Sometimes, you just want to take the piece of wood and beat the hell out of it. Thankfully, the other week when Phil, Frank and I did just that it was for good reason and not just to release some built-up frustration.
In the US there’s a whole branch of basketry based on ash splints, thin ribbons of wood created by separating the growth layers by pounding either the whole log or a prepared billet. I’d seen it done in some videos and when Jarrod was over for Spoonfest he brought some small samples with him to use in his bark sheath workshop. Jarrod’s wife, April makes beautiful splint baskets from ash, see them at Woodspirit in the gallery.
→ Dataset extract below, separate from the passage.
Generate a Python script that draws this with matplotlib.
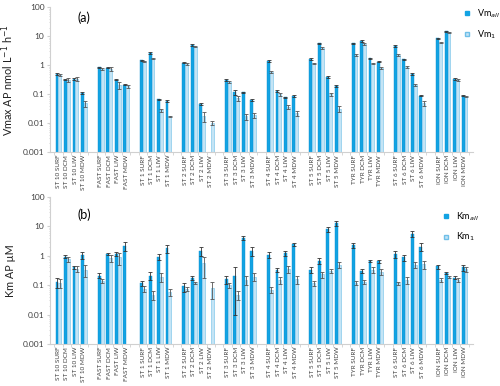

Several UK makers were interested in the process and discussed trying pounding our native ash, spurred on by some old references to the technique.
It’s always easier to actually get on and try these ideas if there’s two of you so I mentioned it to my mate Phil Bradley who’s a basketmaker. He was immediately excited by the possibilities and the video links I sent so we met up on a damp day earlier this month for what we refer to as a ‘play day’ but should probably come under ‘continuing professional development’ or something.
Phil’s mate Frank came over too and we each took turns hammering the billets we’d cleaved and drawknifed out of a green 6″ diameter log. It was satisfyingly easy to do and didn’t need as much hammering as I’d expected, just a series of overlapping blows top and bottom (perpendicular to the growth rings) to break the bonds between layers and then angled strikes to separate them. This gave us splints about 1.5-2mm thick which we split further using a pocketknife to start a split and then pulling it apart. The inside has a gorgeous silky texture which seemed ready to use.
Phil kept the splints and plans to use them as highlights in his willow basketry, I just wanted to see if it would work and have a day out in good company.